The web site www.experiencepipeline.com includes a sample storyline from the book along with the glossary and Pipeline facts and trivia.
The Next Wave in Young Adult Reading
(SAN DIEGO, CALIF) – Open the new paperback Experience Pipeline (Casagrande Press, April 2008) and within a few pages you could be dropping down the face of a 20-foot Hawaiian wave or running off into the sunset with a good-looking Brazilian bodyboarder. Or, you could die!
It all depends on the toss of a coin, which in this book is the mode for moving from page to page. There are over 300 possible storylines, which all begin when you paddle into the waves at the Pipe Masters contest—the last stop on the professional surfing tour. It’s just you—the reader—and your two rivals on the final day of competition. If your coin flip comes up “heads,” you may end up out-riding your competitor to a champagne-drenching victory; if you get “tails,” you might get pummeled by the whitewater and crash into the coral reef.
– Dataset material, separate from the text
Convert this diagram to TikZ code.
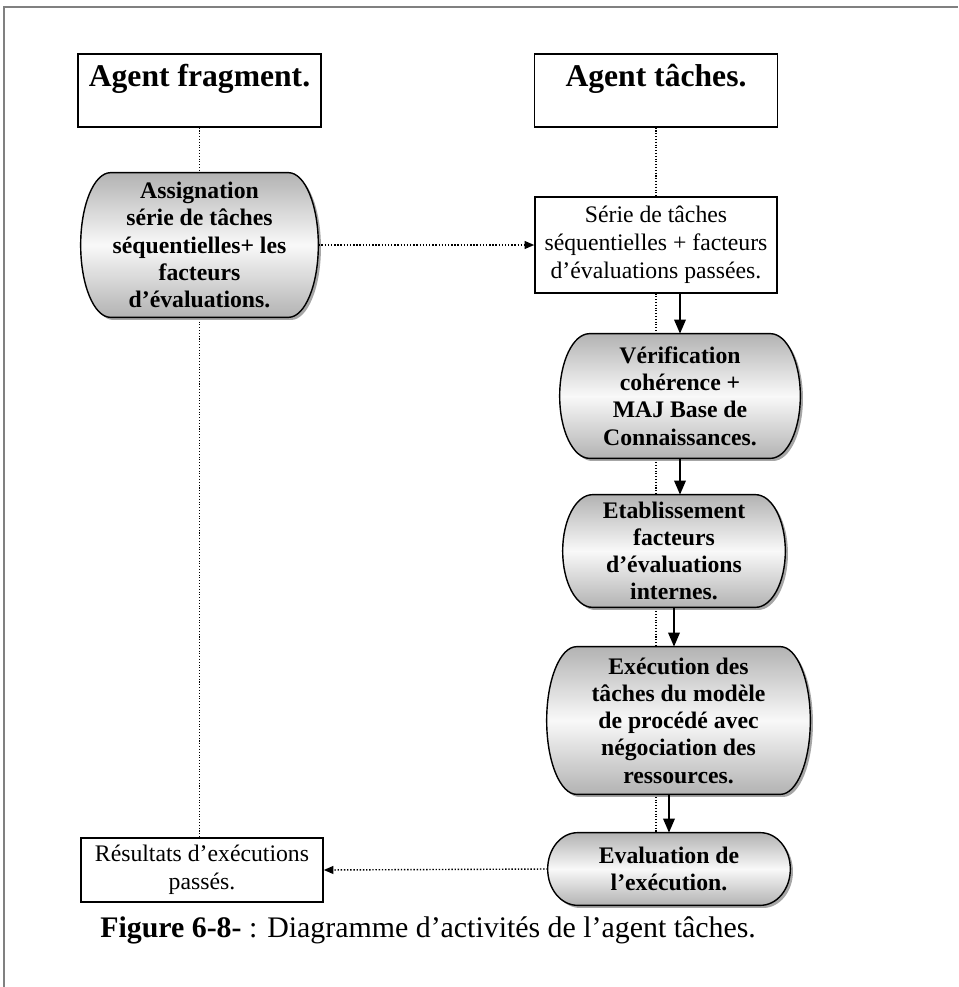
\documentclass[tikz,border=0pt]{standalone}
\usepackage{fontspec}
\setmainfont{Liberation Serif}
\usetikzlibrary{positioning,arrows.meta,calc,shadows}
\pgfdeclarelayer{lifeline}
\pgfdeclarelayer{capsule}
\pgfsetlayers{lifeline,capsule,main}
\newlength\capd
\setlength\capd{17pt}
\tikzset{
  agent/.style  = {rectangle, draw, line width=.9pt, fill=white,
                   minimum width=4.86cm, inner ysep=0pt,
                   text height=18.5pt, text depth=22.9pt,
                   font=\fontsize{18}{21}\selectfont\bfseries},
  note/.style   = {rectangle, draw, line width=.9pt, fill=white,
                   align=center, inner sep=0pt, minimum width=4.84cm,
                   font=\fontsize{13.5}{16}\selectfont},
  act/.style    = {rectangle, align=center, inner sep=0pt,
                   font=\fontsize{13.5}{15.5}\selectfont\bfseries},
  capfill/.style = {draw, line width=.8pt, top color=gray!60,
                    bottom color=gray!60, middle color=gray!5,
                    drop shadow={shadow xshift=1.5pt, shadow yshift=-1.5pt,
                                 fill=gray!70, opacity=1}},
  flow/.style   = {-{Triangle[length=8pt,width=6.5pt]}, line width=1.2pt},
  msg/.style    = {-{Triangle[length=5.5pt,width=4.5pt]}, densely dotted, line width=.8pt},
  life/.style   = {densely dotted, line width=.6pt}
}
% outline of an activity, drawn under its text
\newcommand\capsule[1]{%
  \begin{pgfonlayer}{capsule}
  \path[capfill] let \p1=(#1.north), \p2=(#1.south), \n1={(\y1-\y2)/2} in
    ([xshift=\capd]#1.north west) -- ([xshift=-\capd]#1.north east)
    arc[start angle=90, end angle=-90, x radius=\capd, y radius=\n1]
    -- ([xshift=\capd]#1.south west)
    arc[start angle=270, end angle=90, x radius=\capd, y radius=\n1] -- cycle;
  \end{pgfonlayer}}

\begin{document}
\begin{tikzpicture}[x=0.02cm,y=-0.02cm]
  \useasboundingbox (0,0) rectangle (958,987);
  \draw[gray, line width=1.2pt] (4,987) -- (4,7) -- (958,7);

  % the two agents
  \node[agent] (frag) at (199.5,90.5) {Agent fragment.};
  \node[agent] (tach) at (656,90.5) {Agent tâches.};

  % activities
  \node[act, minimum width=4.74cm, minimum height=2.88cm] (assign) at (199.5,245)
    {Assignation\\ série de tâches\\ séquentielles+ les\\ facteurs\\ d’évaluations.};
  \node[note, minimum height=1.92cm] (serie) at (656,245)
    {Série de tâches\\ séquentielles + facteurs\\ d’évaluations passées.};
  \node[act, minimum width=4.8cm, minimum height=2.48cm] (verif) at (680,396)
    {Vérification\\ cohérence +\\ MAJ Base de\\ Connaissances.};
  \node[act, minimum width=4.44cm, minimum height=2.24cm] (etab) at (674,551)
    {Etablissement\\ facteurs\\ d’évaluations\\ internes.};
  \node[act, minimum width=5.26cm, minimum height=2.94cm] (exec) at (678.5,720.5)
    {Exécution des\\ tâches du modèle\\ de procédé avec\\ négociation des\\ ressources.};
  \node[act, minimum width=4.84cm, minimum height=1.44cm] (evalu) at (669,869)
    {Evaluation de\\ l’exécution.};
  \node[note, minimum height=1.28cm] (result) at (202,870)
    {Résultats d’exécutions\\ passés.};

  \capsule{assign}
  \capsule{verif}
  \capsule{etab}
  \capsule{exec}
  \capsule{evalu}

  % lifelines
  \begin{pgfonlayer}{lifeline}
    \draw[life] (frag.south) -- (frag.south |- result.north);
    \draw[life] (tach.south) -- (tach.south |- evalu.north);
  \end{pgfonlayer}

  % messages and flow
  \draw[msg] (assign.east) -- (serie.west);
  \draw[msg] (evalu.west) -- (result.east);
  \draw[flow] (verif.north |- serie.south) -- (verif.north);
  \draw[flow] (verif.south) -- (verif.south |- etab.north);
  \draw[flow] (etab.south) -- (etab.south |- exec.north);
  \draw[flow] (evalu.north |- exec.south) -- (evalu.north);

  \node[anchor=west, inner sep=0pt, font=\fontsize{17}{20}\selectfont] (cap) at (100,930)
    {\textbf{Figure 6-8-} : Diagramme d’activités de l’agent tâches.};
\end{tikzpicture}
\end{document}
Targeting a book to young adults is tricky. The new generation of digital natives is more enamored with playing high-action video games, text-messaging and changing up playlists on their iPods than with reading books. To author Quinn Haber’s credit, each plot-twisting chapter is only half a page long, the storylines are gripping and unforeseen, and each read is different from the last. The unlikely format of this book may have just the right elements for short-attention span readers.
Haber, who lives on Oahu, admits his approach is similar to the 1980s’ Choose Your Own Adventure series that provided young readers a dozen or so possible endings. In Experience Pipeline, Haber maintains, “I wanted to create a reading adventure that was heart-pounding and full of action and different each time—an experience not unlike surfing in big waves.” He says he was inspired by sci-fi movies like Minority Report and Vanilla Sky, films in which the future is alterable. “I didn’t want to bind my reader to one fixed storyline. I wanted to give them the actual random, haphazard scenarios that professional surfers often encounter.”
The wild commercial success of the Choose Your Own Adventure formula could bode well for the reception of Haber’s alternative book format. “I know that moving from page to page based on a coin toss is a little…different. But, the spirit of youth is one of shirking convention,” he says.
His breadth of storylines is equally factual as fantastic. Colliding with your opponent during the competition? Yes, this happens. Wiping out, getting sucked into a coral reef cave, finding a treasure cache of gold in that cave, then winning the contest? That’s a pipedream.
Will such an unorthodox approach to young adult fiction win or wipeout at the bookstore? Let’s flip a coin and see.